We finish off our evening meal with some flame-grilled beef cubes, a rather recent addition to Taiwan’s night-market scene, appearing only in the last couple of years or so. Put simply, they’re succulent cubes of beef steak cooked over a grill and occasionally blasted with a blowtorch to give them some extra caramelization. On the chef’s recommendation, we choose rose rock salt as our seasoning – an option that gives a subtle mineral quality to the meat – though other seasonings such as Italian spices, Xinjiang cumin, and Japanese teriyaki are also available. All in all, it’s the perfect final course, juicy and tender (the cubes are cooked to about medium), and the fat – oh the fat! – it melts in the mouth like butter.
Waistbands stretched to breaking point, we wave our white flag, knowing, regretfully, that we have only sampled a tiny fraction of what Shilin has to offer.
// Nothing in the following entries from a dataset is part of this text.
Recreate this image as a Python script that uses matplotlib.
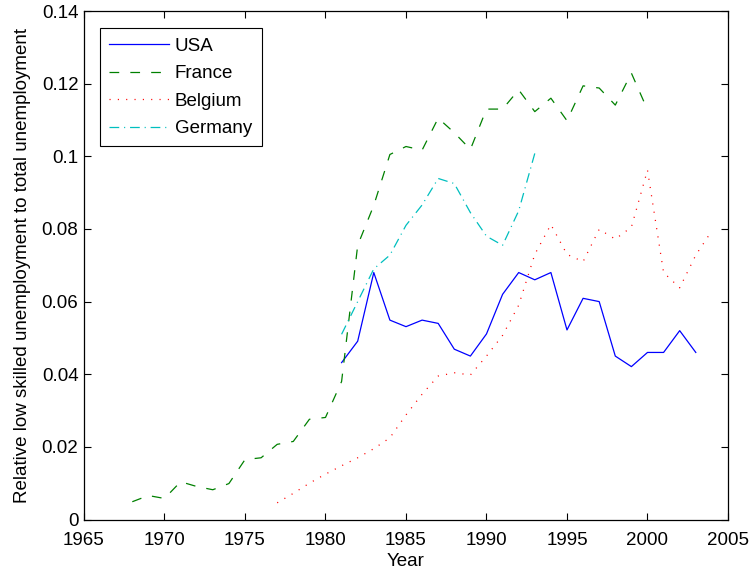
#!/usr/bin/env python3
"""Relative low skilled unemployment, four countries."""

import matplotlib
matplotlib.use('Agg')
import matplotlib.pyplot as plt

# data
france_years = list(range(1968, 2001))
france = [0.0049, 0.0066, 0.0058, 0.0104, 0.0091, 0.0082, 0.0099, 0.0165,
          0.0170, 0.0207, 0.0215, 0.0276, 0.0281, 0.0380, 0.0755, 0.0865,
          0.1005, 0.1027, 0.1017, 0.1105, 0.1065, 0.1019, 0.1130, 0.1130,
          0.1183, 0.1123, 0.1160, 0.1098, 0.1194, 0.1188, 0.1141, 0.1229,
          0.1128]

usa_years = list(range(1981, 2004))
usa = [0.0432, 0.0491, 0.0680, 0.0549, 0.0531, 0.0549, 0.0540, 0.0469,
       0.0450, 0.0511, 0.0620, 0.0680, 0.0660, 0.0680, 0.0522, 0.0609,
       0.0600, 0.0450, 0.0421, 0.0460, 0.0460, 0.0520, 0.0460]

belgium_years = list(range(1977, 2005))
belgium = [0.0046, 0.0072, 0.0100, 0.0125, 0.0148, 0.0170, 0.0195, 0.0225,
           0.0288, 0.0345, 0.0395, 0.0404, 0.0398, 0.0450, 0.0507, 0.0590,
           0.0730, 0.0812, 0.0730, 0.0710, 0.0799, 0.0772, 0.0805, 0.0962,
           0.0680, 0.0638, 0.0728, 0.0795]

germany_years = list(range(1981, 1994))
germany = [0.0510, 0.0600, 0.0690, 0.0728, 0.0810, 0.0866, 0.0939, 0.0925,
           0.0845, 0.0780, 0.0755, 0.0850, 0.1008]

x_ticks = [1965, 1970, 1975, 1980, 1985, 1990, 1995, 2000, 2005]
y_ticks = [0, 0.02, 0.04, 0.06, 0.08, 0.1, 0.12, 0.14]
y_tick_labels = ['0', '0.02', '0.04', '0.06', '0.08', '0.1', '0.12', '0.14']

plt.rcParams['font.family'] = ['Liberation Sans', 'DejaVu Sans']
plt.rcParams['font.size'] = 13.5
plt.rcParams['lines.scale_dashes'] = False

fig = plt.figure(figsize=(7.54, 5.74), dpi=100)
ax = fig.add_axes([0.1114, 0.0949, 0.8541, 0.8859])

lw = 0.9
ax.plot(usa_years, usa, color='#0000ff', lw=lw, label='USA')
ax.plot(france_years, france, color='#008000', lw=lw, dashes=(7, 8),
        label='France')
ax.plot(belgium_years, belgium, color='#ff0000', lw=lw, dashes=(0.8, 5.2),
        label='Belgium')
ax.plot(germany_years, germany, color='#00bfbf', lw=lw,
        dashes=(7, 3.5, 0.8, 3.5), label='Germany')

ax.set_xlim(1965, 2005)
ax.set_ylim(0, 0.14)
ax.set_xticks(x_ticks)
ax.set_yticks(y_ticks)
ax.set_yticklabels(y_tick_labels)
ax.tick_params(direction='in', length=5, width=0.8, top=True, right=True,
               pad=4)
ax.tick_params(axis='x', pad=9)
for s in ax.spines.values():
    s.set_linewidth(0.9)

ax.set_xlabel('Year', labelpad=3)
ax.set_ylabel('Relative low skilled unemployment to total unemployment',
              labelpad=8)

leg = ax.legend(loc='upper left', bbox_to_anchor=(0.0248, 0.966),
                borderaxespad=0, fancybox=False, edgecolor='black',
                framealpha=1, handlelength=3.2, handletextpad=0.3,
                labelspacing=0.55, borderpad=0.5)
leg.get_frame().set_linewidth(0.8)

fig.savefig('out.png', dpi=100)
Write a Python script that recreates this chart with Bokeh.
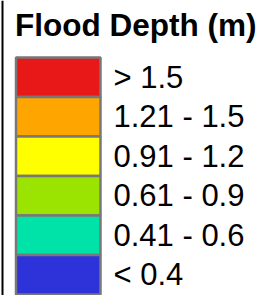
from bokeh.plotting import figure
from bokeh.models import ColumnDataSource, Range1d, Label, Span
from bokeh.core.properties import value
from bokeh.embed import file_html
from bokeh.resources import INLINE

title_text = "Flood Depth (m)"
classes = ["> 1.5", "1.21 - 1.5", "0.91 - 1.2", "0.61 - 0.9", "0.41 - 0.6", "< 0.4"]
colors = ["#E81818", "#FFA500", "#FFFF00", "#9BE300", "#00E3A8", "#2E33D9"]
rows = list(range(len(classes)))

W, H = 258, 295
row_px = 39.5
top_px = 57.0
span = H / row_px
y_top = -top_px / row_px

src = ColumnDataSource(dict(
    top=[r for r in rows],
    bottom=[r + 1 for r in rows],
    mid=[r + 0.5 for r in rows],
    color=colors,
    label=classes,
))

p = figure(width=W, height=H, output_backend="svg", toolbar_location=None,
           x_range=Range1d(0, W), y_range=Range1d(y_top + span, y_top),
           min_border=0, min_border_left=0, min_border_right=0,
           min_border_top=0, min_border_bottom=0)
p.axis.visible = False
p.grid.visible = False
p.outline_line_color = None
p.background_fill_color = "white"
p.border_fill_color = "white"

p.add_layout(Span(location=2, dimension="height", line_color="black", line_width=2))

p.quad(left=15.5, right=100, top="top", bottom="bottom", fill_color="color",
       line_color="#787878", line_width=2.5, source=src)
p.text(x=113, y="mid", text="label", source=src, text_font=value("Liberation Sans"),
       text_font_size="31px", text_color="black", text_baseline="middle",
       text_align="left")

p.add_layout(Label(x=14.5, y=H - 24, x_units="screen", y_units="screen", text=title_text,
                   text_font="Liberation Sans", text_font_size="31.5px",
                   text_font_style="bold", text_color="black",
                   text_baseline="middle"))

open("out.html", "w").write(file_html(p, INLINE))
Miaokou Night Market in Keelung
Miaokou Night Market, in the northern port city of Keelung, is possibly the most food-focused of Taiwan’s night markets (don’t expect any frivolities such as fairground-style games or cheap clothes here). Situated near the harbor, the market offers a cornucopia of seafood as well as the traditional night-market nosh. In addition, it’s located within quick walking distance of Keelung Railway Station, making it a wonderful place to spend an evening after a day of taking in the sights elsewhere in Taiwan’s north or northeast coast. It’s also one of the best-organized markets around – each vendor’s stall is numbered, and its purveyed dish(es) are written in both English and Chinese on the stainless-steel plate above. Be prepared to loosen your belt.
Ruifeng Night Market in Kaohsiung
A more grassroots night-market experience can be found at Ruifeng Night Market in the southern city of Kaohsiung. Far less flashy than the night markets in the capital, the whole place, set up on a vacant lot under rows of green awnings, has something of a fairground feel to it. This carnival-esque atmosphere is further heightened by the many mini games that can be found here (and indeed, you’ll find that the further south you go, the more the line between market and funfair is blurred). Ruifeng’s offerings are simple: cheap food, cheap clothes, and games galore; a splendid time is guaranteed for all! Note: The market is closed on Mondays and Wednesdays.